***** MATERIAL TO PROCESS
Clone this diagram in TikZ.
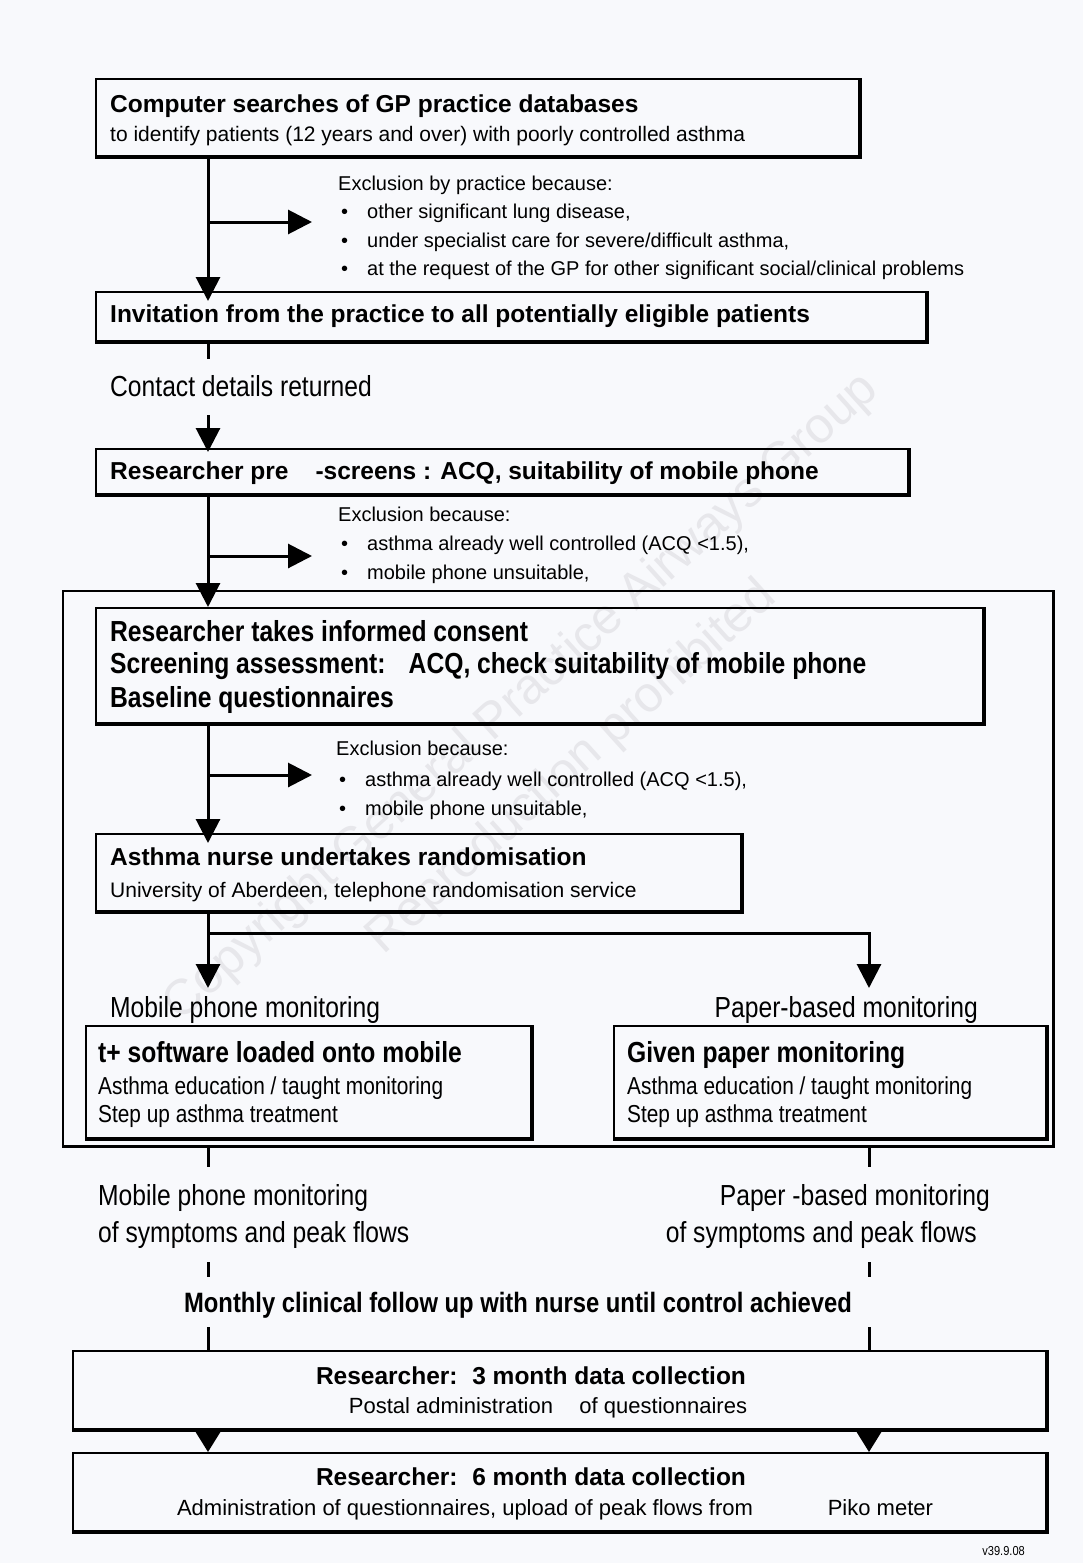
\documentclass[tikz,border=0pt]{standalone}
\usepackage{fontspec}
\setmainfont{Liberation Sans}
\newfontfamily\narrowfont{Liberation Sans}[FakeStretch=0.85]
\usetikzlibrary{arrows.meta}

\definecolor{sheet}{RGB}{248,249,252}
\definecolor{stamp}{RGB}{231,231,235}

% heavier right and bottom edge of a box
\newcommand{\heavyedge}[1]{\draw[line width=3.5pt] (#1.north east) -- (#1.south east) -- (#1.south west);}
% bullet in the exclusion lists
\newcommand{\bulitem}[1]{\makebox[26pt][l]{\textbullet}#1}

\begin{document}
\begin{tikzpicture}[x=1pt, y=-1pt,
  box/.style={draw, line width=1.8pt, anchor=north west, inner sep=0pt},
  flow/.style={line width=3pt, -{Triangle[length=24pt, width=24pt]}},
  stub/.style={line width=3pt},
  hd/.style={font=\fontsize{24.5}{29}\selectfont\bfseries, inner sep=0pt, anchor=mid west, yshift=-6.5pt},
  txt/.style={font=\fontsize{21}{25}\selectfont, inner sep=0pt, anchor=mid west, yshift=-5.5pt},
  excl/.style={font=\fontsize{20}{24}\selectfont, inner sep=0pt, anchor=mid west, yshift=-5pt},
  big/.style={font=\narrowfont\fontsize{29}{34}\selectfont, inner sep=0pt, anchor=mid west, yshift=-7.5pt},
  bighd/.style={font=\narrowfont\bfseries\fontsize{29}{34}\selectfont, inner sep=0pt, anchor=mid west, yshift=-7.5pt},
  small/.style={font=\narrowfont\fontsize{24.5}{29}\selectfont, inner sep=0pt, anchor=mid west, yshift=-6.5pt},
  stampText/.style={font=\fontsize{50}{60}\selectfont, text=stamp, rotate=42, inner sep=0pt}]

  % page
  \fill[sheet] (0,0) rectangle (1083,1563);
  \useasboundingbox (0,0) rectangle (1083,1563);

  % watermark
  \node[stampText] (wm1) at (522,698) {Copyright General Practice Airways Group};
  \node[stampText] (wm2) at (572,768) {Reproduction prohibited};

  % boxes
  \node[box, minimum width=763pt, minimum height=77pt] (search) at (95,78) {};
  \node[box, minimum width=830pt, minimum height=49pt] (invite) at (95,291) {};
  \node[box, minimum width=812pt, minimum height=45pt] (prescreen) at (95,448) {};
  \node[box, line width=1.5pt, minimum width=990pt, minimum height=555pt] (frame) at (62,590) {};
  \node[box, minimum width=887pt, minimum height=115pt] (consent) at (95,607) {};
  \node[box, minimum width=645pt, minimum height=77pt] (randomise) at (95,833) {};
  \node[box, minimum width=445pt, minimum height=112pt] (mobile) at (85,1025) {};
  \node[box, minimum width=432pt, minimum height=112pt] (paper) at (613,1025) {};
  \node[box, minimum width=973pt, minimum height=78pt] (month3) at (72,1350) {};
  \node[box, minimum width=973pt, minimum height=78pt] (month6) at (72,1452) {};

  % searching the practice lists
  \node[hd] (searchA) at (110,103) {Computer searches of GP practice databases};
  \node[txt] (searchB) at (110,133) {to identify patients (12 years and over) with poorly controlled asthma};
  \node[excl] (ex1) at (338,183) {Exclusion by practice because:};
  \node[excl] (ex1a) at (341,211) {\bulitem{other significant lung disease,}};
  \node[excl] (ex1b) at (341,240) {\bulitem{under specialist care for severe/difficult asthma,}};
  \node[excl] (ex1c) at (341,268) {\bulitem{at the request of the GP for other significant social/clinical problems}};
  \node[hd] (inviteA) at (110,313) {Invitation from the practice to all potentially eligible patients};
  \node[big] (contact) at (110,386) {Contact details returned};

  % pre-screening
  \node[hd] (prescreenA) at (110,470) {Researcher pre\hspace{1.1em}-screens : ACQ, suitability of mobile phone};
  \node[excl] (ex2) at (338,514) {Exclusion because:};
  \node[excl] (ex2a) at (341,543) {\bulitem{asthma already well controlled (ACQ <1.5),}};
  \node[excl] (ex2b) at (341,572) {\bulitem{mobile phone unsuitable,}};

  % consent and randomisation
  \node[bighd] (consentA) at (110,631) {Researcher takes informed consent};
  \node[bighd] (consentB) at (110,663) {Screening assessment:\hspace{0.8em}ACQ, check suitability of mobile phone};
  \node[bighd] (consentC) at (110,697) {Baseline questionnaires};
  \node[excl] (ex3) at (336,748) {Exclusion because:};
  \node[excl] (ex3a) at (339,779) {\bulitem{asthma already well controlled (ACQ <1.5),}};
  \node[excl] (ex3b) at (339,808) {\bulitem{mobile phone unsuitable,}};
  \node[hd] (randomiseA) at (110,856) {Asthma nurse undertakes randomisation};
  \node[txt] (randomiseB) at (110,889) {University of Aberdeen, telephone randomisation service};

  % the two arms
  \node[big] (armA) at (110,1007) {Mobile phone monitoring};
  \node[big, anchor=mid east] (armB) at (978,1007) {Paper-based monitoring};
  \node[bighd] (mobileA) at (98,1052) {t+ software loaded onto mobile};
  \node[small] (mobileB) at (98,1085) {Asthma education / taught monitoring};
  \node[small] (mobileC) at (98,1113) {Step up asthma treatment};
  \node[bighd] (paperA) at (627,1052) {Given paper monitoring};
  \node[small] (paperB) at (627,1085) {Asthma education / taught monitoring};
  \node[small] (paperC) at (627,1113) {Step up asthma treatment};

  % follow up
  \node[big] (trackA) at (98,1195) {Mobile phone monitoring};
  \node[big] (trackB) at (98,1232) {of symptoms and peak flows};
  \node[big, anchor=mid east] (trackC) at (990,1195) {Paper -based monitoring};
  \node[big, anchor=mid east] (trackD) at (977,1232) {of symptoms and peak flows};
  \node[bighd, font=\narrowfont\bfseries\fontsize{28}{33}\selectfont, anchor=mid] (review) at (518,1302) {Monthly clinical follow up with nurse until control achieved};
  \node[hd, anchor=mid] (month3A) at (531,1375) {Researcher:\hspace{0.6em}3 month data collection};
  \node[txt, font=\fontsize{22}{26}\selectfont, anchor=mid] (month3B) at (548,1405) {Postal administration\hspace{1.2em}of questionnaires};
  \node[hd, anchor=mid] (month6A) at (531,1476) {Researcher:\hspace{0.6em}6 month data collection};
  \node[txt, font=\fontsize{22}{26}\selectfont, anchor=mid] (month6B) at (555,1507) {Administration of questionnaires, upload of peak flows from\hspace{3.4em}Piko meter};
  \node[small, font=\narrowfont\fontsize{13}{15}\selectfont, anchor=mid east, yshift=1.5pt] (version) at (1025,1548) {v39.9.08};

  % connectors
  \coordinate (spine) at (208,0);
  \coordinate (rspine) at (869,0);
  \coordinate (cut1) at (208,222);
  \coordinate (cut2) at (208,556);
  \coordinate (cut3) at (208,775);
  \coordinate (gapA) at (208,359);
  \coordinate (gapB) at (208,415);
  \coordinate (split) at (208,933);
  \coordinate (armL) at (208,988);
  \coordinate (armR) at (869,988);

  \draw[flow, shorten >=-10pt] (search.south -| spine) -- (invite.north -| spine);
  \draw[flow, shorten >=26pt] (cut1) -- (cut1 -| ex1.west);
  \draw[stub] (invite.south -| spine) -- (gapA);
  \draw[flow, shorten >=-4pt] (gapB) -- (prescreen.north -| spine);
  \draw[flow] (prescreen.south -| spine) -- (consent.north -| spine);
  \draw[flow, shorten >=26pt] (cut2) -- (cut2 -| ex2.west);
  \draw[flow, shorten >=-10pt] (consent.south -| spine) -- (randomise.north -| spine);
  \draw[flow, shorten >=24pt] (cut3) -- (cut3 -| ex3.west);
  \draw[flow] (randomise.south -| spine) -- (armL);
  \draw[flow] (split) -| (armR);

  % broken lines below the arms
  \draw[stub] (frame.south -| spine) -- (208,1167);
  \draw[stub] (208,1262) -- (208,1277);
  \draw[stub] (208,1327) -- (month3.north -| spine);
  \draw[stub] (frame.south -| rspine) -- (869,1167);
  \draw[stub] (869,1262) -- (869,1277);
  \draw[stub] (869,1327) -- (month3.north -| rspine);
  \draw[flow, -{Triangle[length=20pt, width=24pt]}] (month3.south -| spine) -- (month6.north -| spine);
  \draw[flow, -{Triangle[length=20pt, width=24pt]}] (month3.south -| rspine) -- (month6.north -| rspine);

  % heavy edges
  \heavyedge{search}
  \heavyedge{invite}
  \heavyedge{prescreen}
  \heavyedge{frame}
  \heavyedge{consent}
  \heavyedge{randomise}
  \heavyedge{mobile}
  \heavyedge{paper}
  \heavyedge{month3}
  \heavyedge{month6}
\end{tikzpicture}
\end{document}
**********
***** MATERIAL TO PROCESS
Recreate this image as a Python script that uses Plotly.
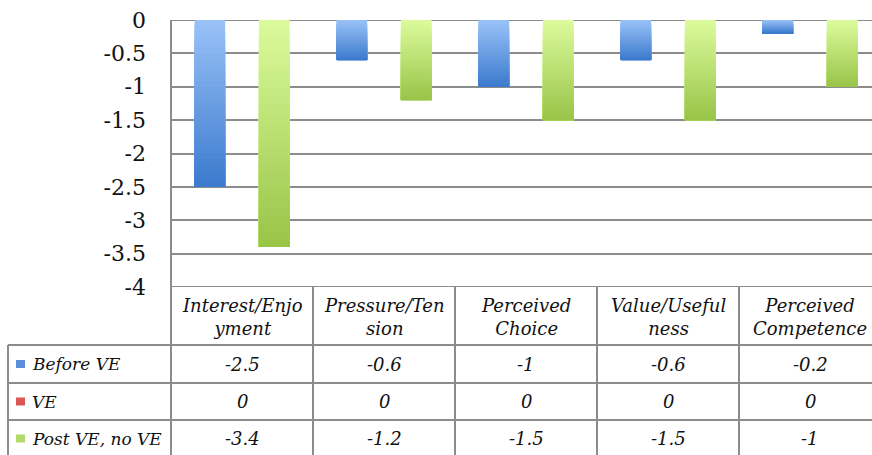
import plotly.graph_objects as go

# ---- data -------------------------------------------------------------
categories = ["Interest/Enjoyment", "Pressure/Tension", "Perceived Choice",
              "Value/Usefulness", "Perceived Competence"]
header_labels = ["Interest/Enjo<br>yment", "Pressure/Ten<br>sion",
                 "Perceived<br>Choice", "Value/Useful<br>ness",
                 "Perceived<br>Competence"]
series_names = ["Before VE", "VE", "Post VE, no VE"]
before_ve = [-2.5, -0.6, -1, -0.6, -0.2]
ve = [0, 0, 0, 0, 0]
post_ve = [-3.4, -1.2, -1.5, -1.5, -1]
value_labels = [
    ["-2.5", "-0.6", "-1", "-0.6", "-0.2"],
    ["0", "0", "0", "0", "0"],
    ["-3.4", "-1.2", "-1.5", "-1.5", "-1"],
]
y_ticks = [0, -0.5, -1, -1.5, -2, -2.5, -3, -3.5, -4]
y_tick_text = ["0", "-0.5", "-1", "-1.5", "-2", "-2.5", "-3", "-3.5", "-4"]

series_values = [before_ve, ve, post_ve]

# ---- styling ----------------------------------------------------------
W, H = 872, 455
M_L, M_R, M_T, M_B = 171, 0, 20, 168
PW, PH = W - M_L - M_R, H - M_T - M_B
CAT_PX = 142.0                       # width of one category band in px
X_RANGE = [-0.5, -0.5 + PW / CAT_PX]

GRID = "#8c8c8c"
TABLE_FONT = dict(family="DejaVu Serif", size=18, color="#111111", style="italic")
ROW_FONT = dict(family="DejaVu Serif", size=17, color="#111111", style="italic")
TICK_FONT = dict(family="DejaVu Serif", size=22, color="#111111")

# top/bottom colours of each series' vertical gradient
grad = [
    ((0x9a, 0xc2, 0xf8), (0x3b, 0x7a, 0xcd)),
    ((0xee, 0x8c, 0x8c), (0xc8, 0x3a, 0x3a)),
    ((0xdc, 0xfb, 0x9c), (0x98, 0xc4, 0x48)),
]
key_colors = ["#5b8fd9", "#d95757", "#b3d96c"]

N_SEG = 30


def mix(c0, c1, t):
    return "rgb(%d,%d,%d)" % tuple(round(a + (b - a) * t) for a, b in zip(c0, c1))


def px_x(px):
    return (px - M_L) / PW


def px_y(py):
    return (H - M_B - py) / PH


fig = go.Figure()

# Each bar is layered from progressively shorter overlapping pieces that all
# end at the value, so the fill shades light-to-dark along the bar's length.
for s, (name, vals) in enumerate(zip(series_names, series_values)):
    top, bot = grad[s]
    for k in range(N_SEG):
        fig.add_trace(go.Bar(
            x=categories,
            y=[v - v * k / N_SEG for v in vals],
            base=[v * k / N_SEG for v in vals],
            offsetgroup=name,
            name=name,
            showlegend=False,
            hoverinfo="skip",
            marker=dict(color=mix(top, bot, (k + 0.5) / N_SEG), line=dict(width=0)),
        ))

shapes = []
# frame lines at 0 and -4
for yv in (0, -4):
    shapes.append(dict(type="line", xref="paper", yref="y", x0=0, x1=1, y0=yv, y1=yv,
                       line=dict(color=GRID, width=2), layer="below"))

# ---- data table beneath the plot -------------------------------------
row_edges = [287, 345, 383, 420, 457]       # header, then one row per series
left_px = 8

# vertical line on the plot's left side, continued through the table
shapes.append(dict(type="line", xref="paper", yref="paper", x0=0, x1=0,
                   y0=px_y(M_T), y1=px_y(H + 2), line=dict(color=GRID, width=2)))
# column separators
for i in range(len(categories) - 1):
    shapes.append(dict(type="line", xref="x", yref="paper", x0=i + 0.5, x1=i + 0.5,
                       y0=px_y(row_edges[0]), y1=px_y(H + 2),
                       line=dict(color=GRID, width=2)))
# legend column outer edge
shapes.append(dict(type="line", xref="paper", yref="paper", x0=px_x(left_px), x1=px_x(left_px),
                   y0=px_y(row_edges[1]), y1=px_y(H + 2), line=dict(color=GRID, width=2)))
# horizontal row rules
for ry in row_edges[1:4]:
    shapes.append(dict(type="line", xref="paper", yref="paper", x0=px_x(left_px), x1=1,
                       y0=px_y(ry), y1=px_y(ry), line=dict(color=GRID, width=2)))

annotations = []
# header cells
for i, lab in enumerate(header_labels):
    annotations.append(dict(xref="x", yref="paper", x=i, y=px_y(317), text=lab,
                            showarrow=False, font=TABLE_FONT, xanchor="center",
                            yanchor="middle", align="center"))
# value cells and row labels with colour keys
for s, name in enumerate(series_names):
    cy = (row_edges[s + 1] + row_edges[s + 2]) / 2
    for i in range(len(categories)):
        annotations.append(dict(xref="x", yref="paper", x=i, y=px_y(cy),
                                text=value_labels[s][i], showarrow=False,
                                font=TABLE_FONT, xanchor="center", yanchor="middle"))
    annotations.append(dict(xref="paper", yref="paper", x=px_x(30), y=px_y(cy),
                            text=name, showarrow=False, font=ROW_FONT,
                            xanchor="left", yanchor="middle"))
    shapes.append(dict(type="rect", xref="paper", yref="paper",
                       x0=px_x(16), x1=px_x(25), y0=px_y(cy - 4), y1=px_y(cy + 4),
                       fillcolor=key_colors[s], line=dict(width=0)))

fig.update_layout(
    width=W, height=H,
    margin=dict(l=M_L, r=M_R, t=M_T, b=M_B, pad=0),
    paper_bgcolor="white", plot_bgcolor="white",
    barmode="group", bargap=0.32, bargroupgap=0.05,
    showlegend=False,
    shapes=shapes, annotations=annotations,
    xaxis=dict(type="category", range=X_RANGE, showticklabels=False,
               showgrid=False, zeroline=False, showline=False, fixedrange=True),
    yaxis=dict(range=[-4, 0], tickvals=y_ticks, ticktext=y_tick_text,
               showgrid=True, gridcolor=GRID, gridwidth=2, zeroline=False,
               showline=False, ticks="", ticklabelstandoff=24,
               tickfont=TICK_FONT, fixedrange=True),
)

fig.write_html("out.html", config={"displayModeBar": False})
**********
*TO BE DONE*
In the listing above, find the line with "Recreate this image" and the line with "import plotly.graph_objects as go". Copy exactly those lines and all between them, minus the images.

*EXERCISE RESPONSE*
Recreate this image as a Python script that uses Plotly.
import plotly.graph_objects as go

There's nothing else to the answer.